In Matthew, Jesus gives several practical examples of what our motivations should be for doing good works. For instance, He points out the responsibility in caring for people with needs. Jesus was warning them about helping the wrong way. In Matthew 6:2-4 he said, “So when you give to the needy, do not announce it with trumpets, as the hypocrites do in the synagogues and on the streets, to be honored by men. I tell you the truth, they have received their reward in full. But when you give to the needy, do not let your left hand know what your right hand is doing, so that your giving may be in secret.” The way God receives the glory is found in verse 3. “Don’t let your right hand know what the left hand is doing.” This is an expression of secrecy, not of minimizing giving, even public giving. Practically speaking it is giving in a way that is between ourselves and God only. If we give where only God knows about it, we can’t boast or be proud. Here at school, our parents recognize when a teacher pours their life into a student out a heart of love and concern, with no desire for recognition. I believe that God will reward all of those countless hours a teacher gives that no one ever knows about.

Another example that Jesus gave in this passage, and maybe one that we have great opportunities to practice here at school and in our homes, is the example of forgiveness. Matthew 6:14-15 “For if you forgive men when they sin against you. Your heavenly Father will also forgive you. But if you do not forgive men their sins, your Father will not forgive your sins.” Forgiveness is like a two-way street, if it is open to receive God’s forgiveness, it is open to forgive others. If it is closed in either direction it is closed to both and can affect our fellowship with God and with people and rob us of the joy of our salvation. The opportunity to practice this principle of forgiveness in front of our own family and with our students is available literally every day. Whether it is forgiving someone who disrespects us, or someone who offends us, or an individual who refuses to give us the benefit of the doubt, the opportunities are always there. At the end of the day it is not about what we do, it is about having the right motivation for what we do, because that is what is noticed by the people whom we influence, and it is what will influence them for Christ.

The politician who rises above the status quo and admits that their background is not perfect, will probably fare better with the voters at the end of the day.
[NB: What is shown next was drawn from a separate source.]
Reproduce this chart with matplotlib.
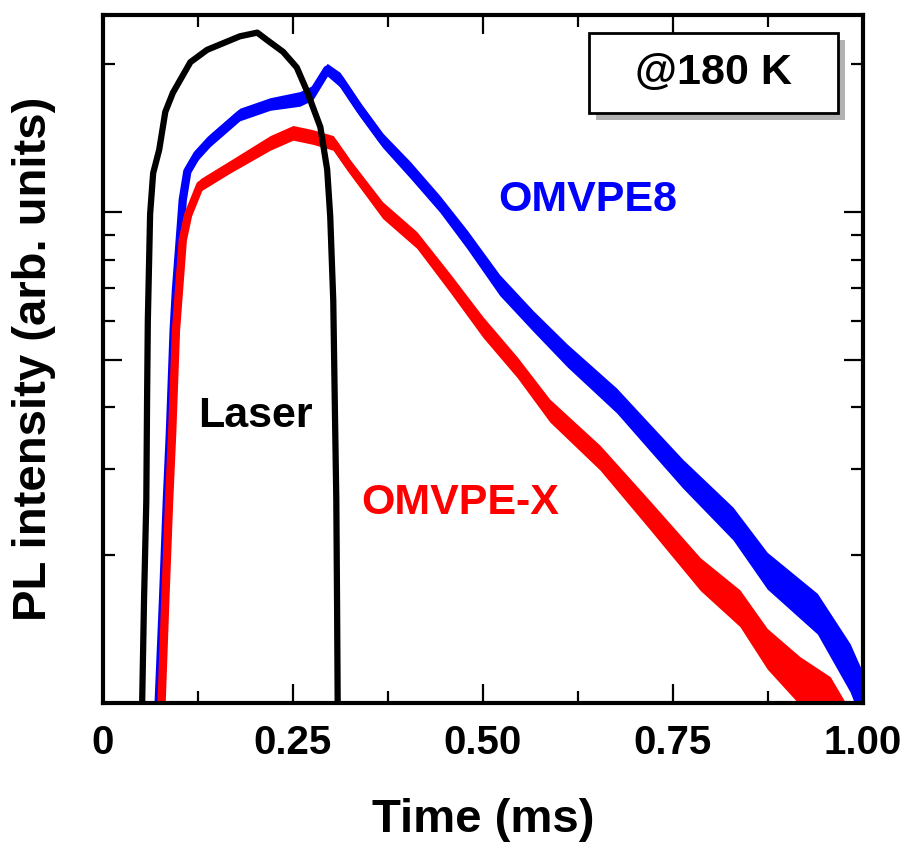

Christians who admit that they, like everyone else, are not perfect and need the forgiveness that Christ offers will likely be more effective in reaching others for Christ. The fact is there are hypocrites in all walks of life, not just in politics or the church. If we allow the hypocrisy of political rhetoric to cause us to step aside from the process, we will certainly have no voice in the solutions for the problems our country faces. If hypocrites stop someone from becoming a Christian or attending church, they face certain judgment from a just God. Someone once said, the church is not a perfect place, and if you find the perfect church you may not want to join it, because you may ruin it by your imperfection. What we need in politics, and in the Christian community as well, is a consistency and honesty in assessing ourselves just as we do others. Unlike politicians, believers are not campaigning to win, Christ has already defeated the opponent. Our responsibility is to share the Good News that Jesus alone can forgive our sins and give us the ultimate victory, eternal life in heaven with Him.